2.02.2019

isyan

richard sennett

benim gençlik dönemimdeki asiler kurumları yerle bir ederek cemaatler -güven ve dayanışma ile yürütülen yüz yüze ilişkiler, sürekli müzakere edilip yenilenen ilişkiler, insanların birbirinin ihtiyaçları konusunda duyarlı olduğu bir komünal alan- üretebileceklerine inanıyorlardı. hiç kuşku yok ki bu gerçekleşmedi.

yeni kapitalizmde bağlılığın, kurumsal sadakat açısından bakıldığında, niçin giderek daha az bulunur hale geldiğini zaten görmüştük. bunun aksi akıl dışı olurdu -sana hiçbir söz vermeyen bir kuruma nasıl bağlanabilirsin? kendini adamak, zihinsel hareketliliğe ters düşer.

bütün insanlar bir şeyi iyi yapmanın verdiği tatmini yaşamak ve yaptığı şeye inanmak ister.

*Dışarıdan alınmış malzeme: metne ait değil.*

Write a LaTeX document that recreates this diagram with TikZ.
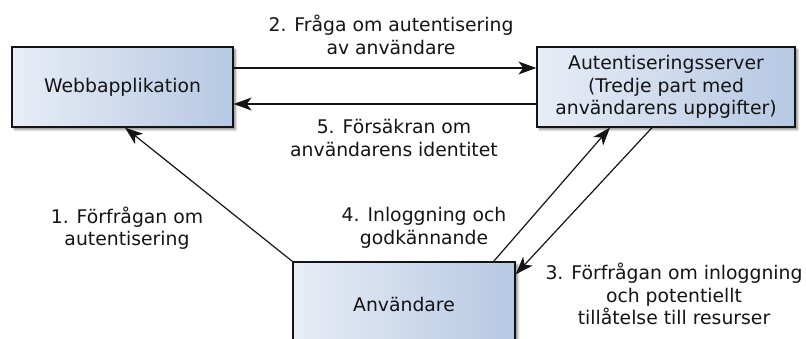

sistem işçiler arasında yüksek düzeyde stres ve kaygı üretiyor. aslında her tür rekabet strese yol açar, kazananın her şeyi aldığı piyasalarda riskler yükselir. fakat şirket içi piyasalar stresi daha da yükseltir; çünkü rakip ile iş arkadaşı arasındaki çizgi belirsiz hale gelir. görüştüğüm geçici çalışanlar arasında stresle daha kolay başa çıkanların bunu yapabilmesinin tek nedeni var: duygusal açıdan firmaya bağlı değiller.

kaygı, olabilecek şeylerle; korku ise olacağı bilinen şeylerle ilgilidir. kaygı, kötü tanımlanmış koşullarda ortaya çıkar; korku, acı ya da talihsizlik iyi tanımlanmış olduğunda.

bu sayfalarda incelemeye çalıştığım şey bir paradokstur: giderek daha da yüzeyselleşen bir kültür vasıtasıyla kazanılmış iktidarın oluşturduğu yeni bir düzen. insanlar yaşama ancak ve ancak bir şeyi o şeyin kendisi için iyi yapmaya çalışarak demir atabildiğine göre, işyerindeki, okullardaki ve siyasetteki yüzeyselliğin zaferi bana kırılgan görünüyor. bize bir sonraki temiz sayfayı açacak olan belki de aslında bu zayıflatılmış kültüre isyan etmek.